The main benefit is that it will help you move forward in your life to where you want to be. Many people find it helps a boost their self-esteem and confidence helping them to make the right choices for them as well as implement some new and healthy habits to help them feel good about themselves and have a positive effect on their life. Ensuring people understand the benefit of self-care is also one of the key outcomes of my work.
What was the biggest benefit you gained from having coaching?
My coaches helped me to slow down. I spent my life in a frenzy of busyness – having gone from a frenetic job in the ad industry to being a mum of three I was always rushing around and feeling somewhat overwhelmed. They helped me to realise it was important to slow down and get in touch with my own wisdom – to realise what choices to make next and identify priorities, a big part was taking time for self-care, and seeing that you don’t need to sweat the small stuff. I feel I function better in all my roles after learning not to go at superwoman speed and it’s had a very positive effect on my results too.

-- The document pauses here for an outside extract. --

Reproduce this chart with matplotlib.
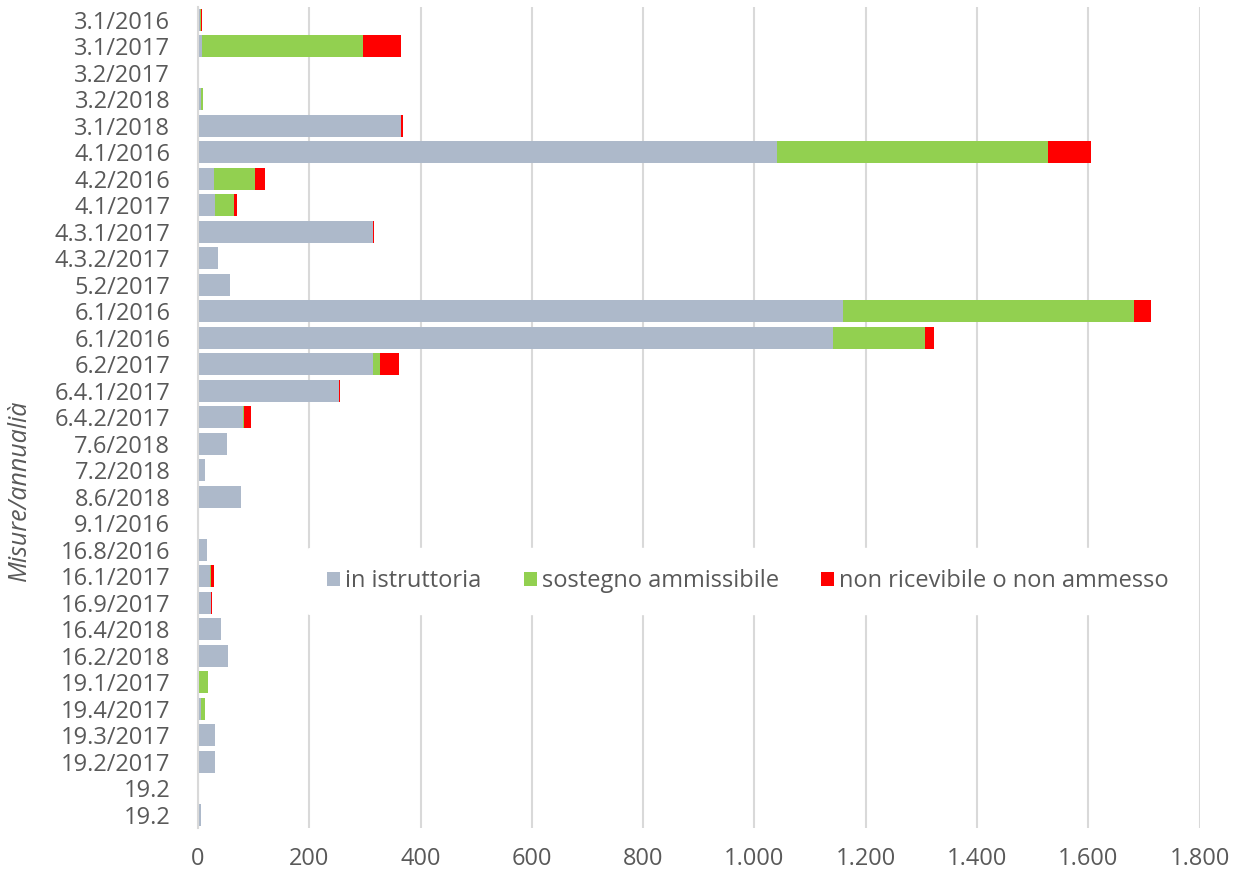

How long would you expect to work with someone as a coach?
Coaching is not a quick fix, it’s a longer term process, so the minimum length of time I would expect to work with someone is around three months. It takes time to work through old patterns, I work with people one to one on a weekly basis to help them achieve their goals. One of the most important roles a coach can play is to hold the person accountable to reach their objectives, and a weekly one hour session is the most effective amount of time I find.
What do you enjoy the most about your work?
I love seeing the transformation in people, and seeing them get the results they want in their life, whether that’s seeing Mums create more calm, headspace and harmony or enabling someone to transition to a new role that they love. All my work is incredibly fulfilling and feels so aligned to who I am.
What do you enjoy doing in your spare time?
I’m a member of Crossfit in Hungerford, which I’m addicted to! I also enjoy running. I’ve run three marathons, and numerous half marathons, although this year I don’t have a challenge lined up yet, which is actually quite a nice relief.
I love walking too, usually with the dog. I love being so close to the countryside. That wasn’t always the case; when we first moved out of London it took some getting used to – going for a walk or a run and not seeing another soul. Now I really enjoy the solitude as I find I have my best ideas when I’m outdoors walking/running.
I have a passion for cooking, and particularly baking, although that’s a challenge at the moment as I am trying to be sugar free. Currently, you are more likely to find me making sugar and gluten free raw flapjacks than Nigella’s Old Fashioned Chocolate Cake (which I love). When cooking I enjoy being creative, and love making Italian and Asian food.
As a family we enjoy travelling – we go camping every year (great for screen-free time), and we also love skiing, probably because it’s a shared activity.
What do you enjoy reading?
I tend to read non-fiction, and usually have about five books on the go at once. Self-development books are my thing – You Can Heal Your Life by Louise Hay is one of my all-time favourites. Free Your Energy by Sylvester McNutt III is another one I am enjoying dipping into at the moment, and You Are a Badass by Jen Sincero is brilliant and so funny too.
What are you watching?
I’m not a big TV watcher, but we do enjoy watching the odd Netflix series – we’re just getting through Breaking Bad, and then we’ll be watching the next series of The Crown.
How about listening?
I tend not to have music in the background to everything, but if I do listen to music it’s a wide mix from Elton John to current pop – anything I can sing along to basically.
You’ll often find me listening to podcasts such as Motherkind, or Fearne Cotton’s Happy Place.
One thing I am keen on doing this year is developing an online group programme for working mums, to make my work more accessible to those who may not be able to invest in 1:1 coaching. This will help my mission to impact more Mums’ lives enabling them to get back in touch with who they are and support them in unlocking their potential.
On the non-work front, we are planning an exciting building project developing two houses – a dream of ours which we are very excited about.